Pythagorean Fuzzy Partial Correlation Measure and Its Application

The process of computing correlation among attributes of an ordinary database is significant in the analysis and classification of a data set. Due to the uncertainties embedded in data classification, encapsulating correlation techniques using Pythagorean fuzzy information is appropriate to curb the uncertainties. Although correlation coefficient between Pythagorean fuzzy data (PFD) is an applicable information measure, its output is not reliable because of the intrinsic effect of other interfering PFD. Due to the fact that the correlation coefficients in a Pythagorean fuzzy environment could not remove the intrinsic effect of the interfering PFD, the notion of Pythagorean fuzzy partial correlation measure (PFPCM) is necessary to enhance the measure of precise correlation between PFD. Because of the flexibility of Pythagorean fuzzy sets (PFSs), we are motivated to initiate the study on Pythagorean fuzzy partial correlation coefficient (PFPCC) based on a modified Pythagorean fuzzy correlation measure (PFCM).

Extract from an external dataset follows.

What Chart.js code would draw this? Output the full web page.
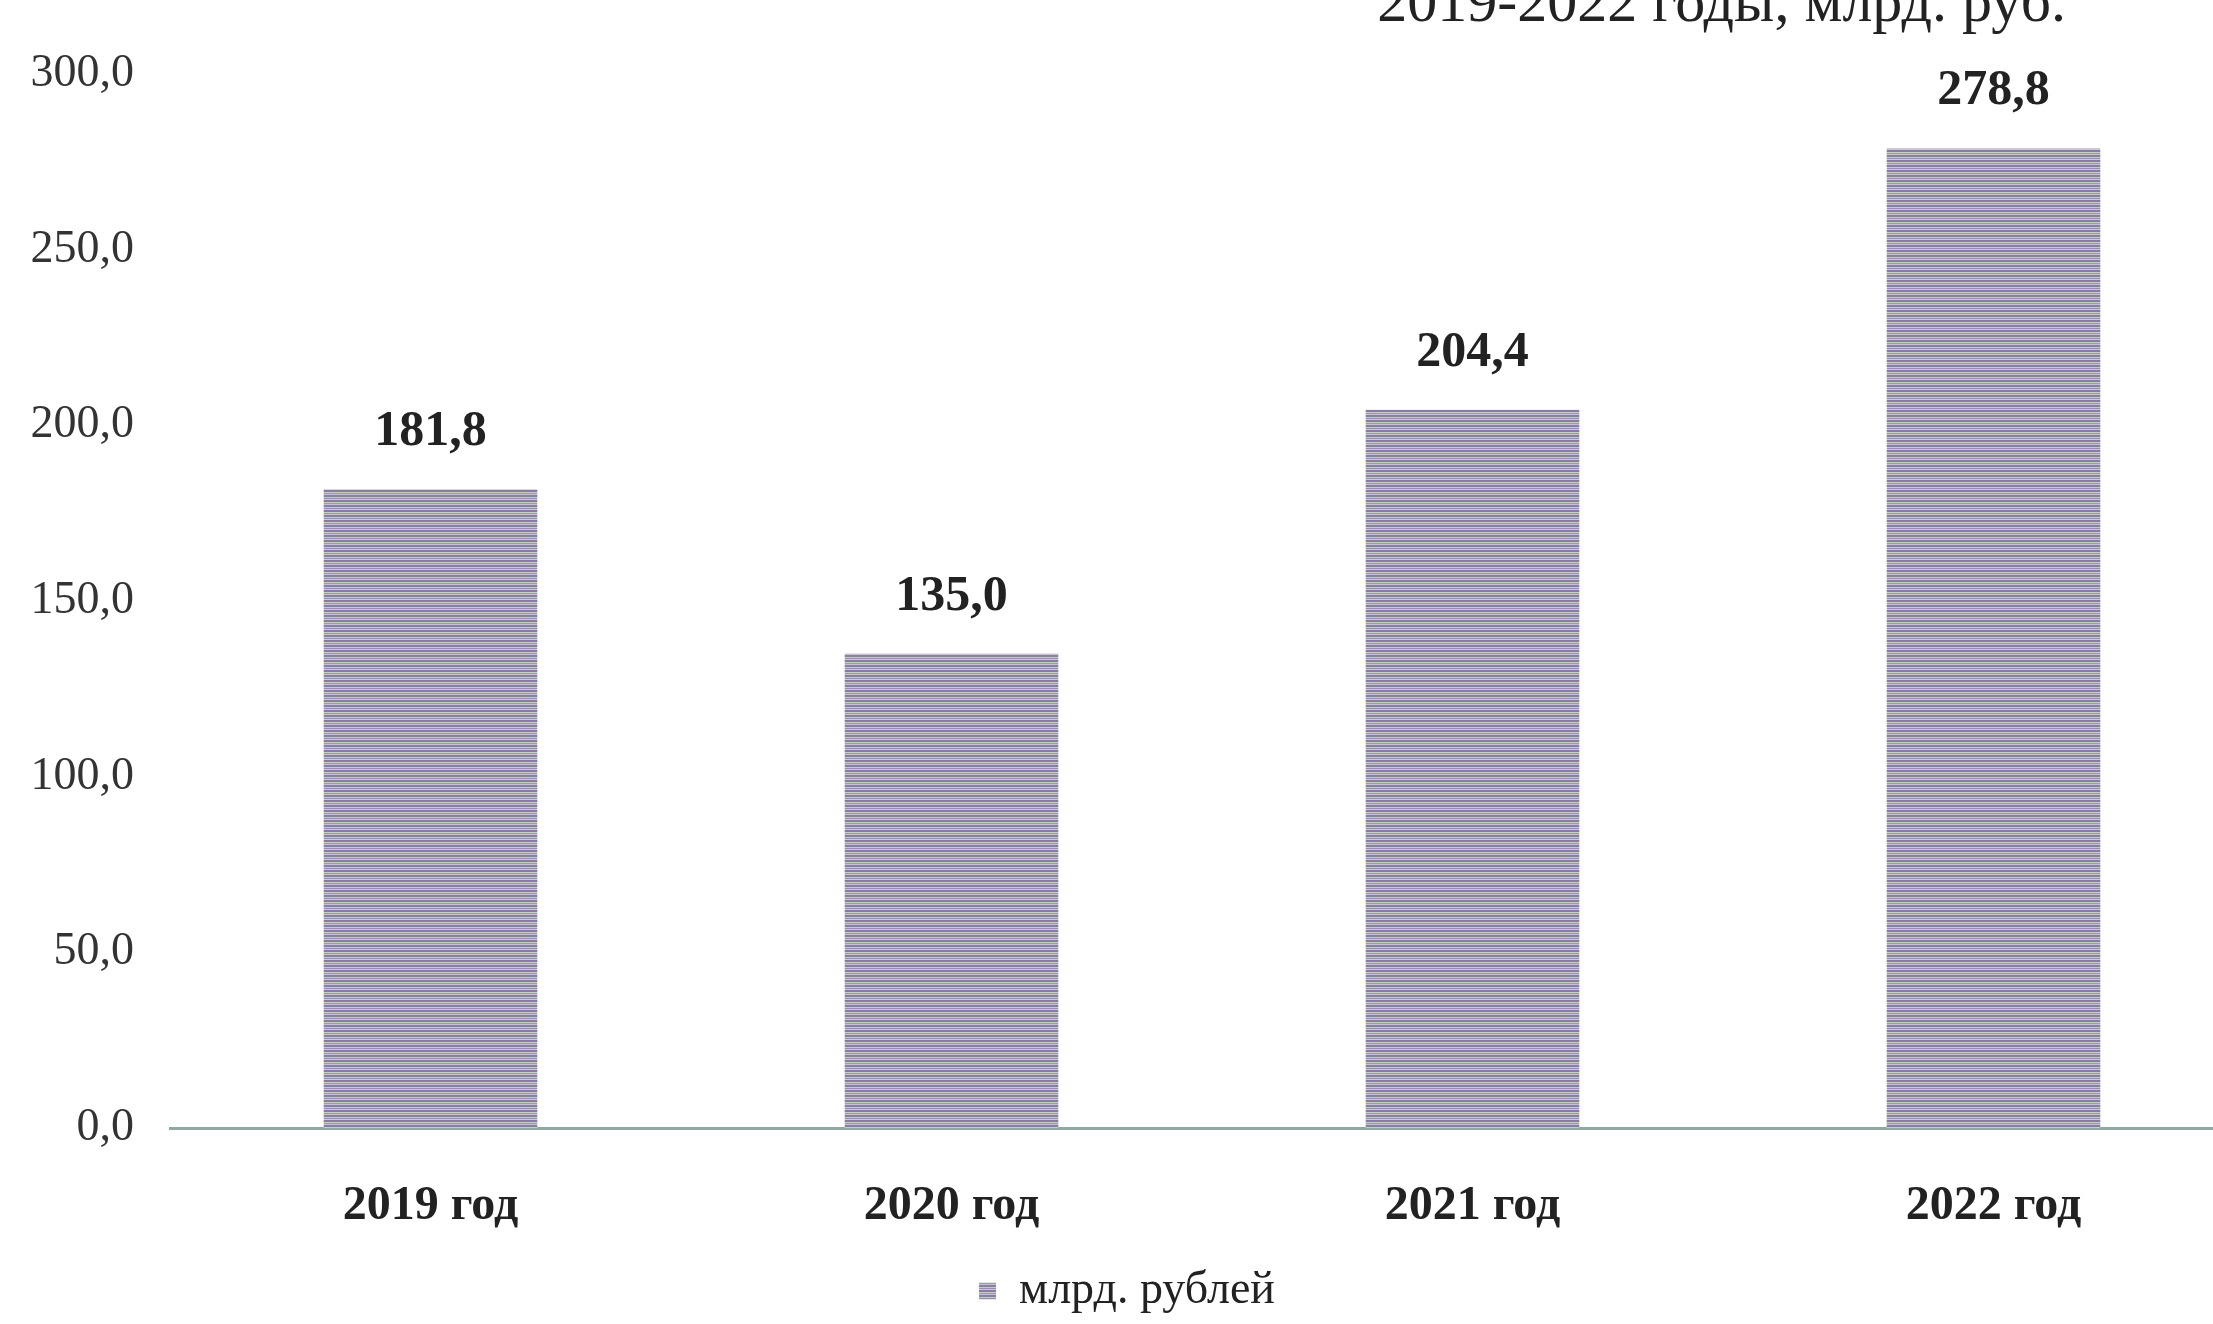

Examples are given to authenticate the choice of the modified PFCM in the computational process of PFPCC. For application, we discuss a case of pattern recognition and classification using the proposed PFPCC after computing the simple correlation coefficient between the patterns based on the modified correlation technique. To be precise, the contributions of the work include the enhancement of an existing PFCC approach, development of PFPCC using the enhanced PFCC, and the application of the developed PFPCC in pattern recognition and classifications.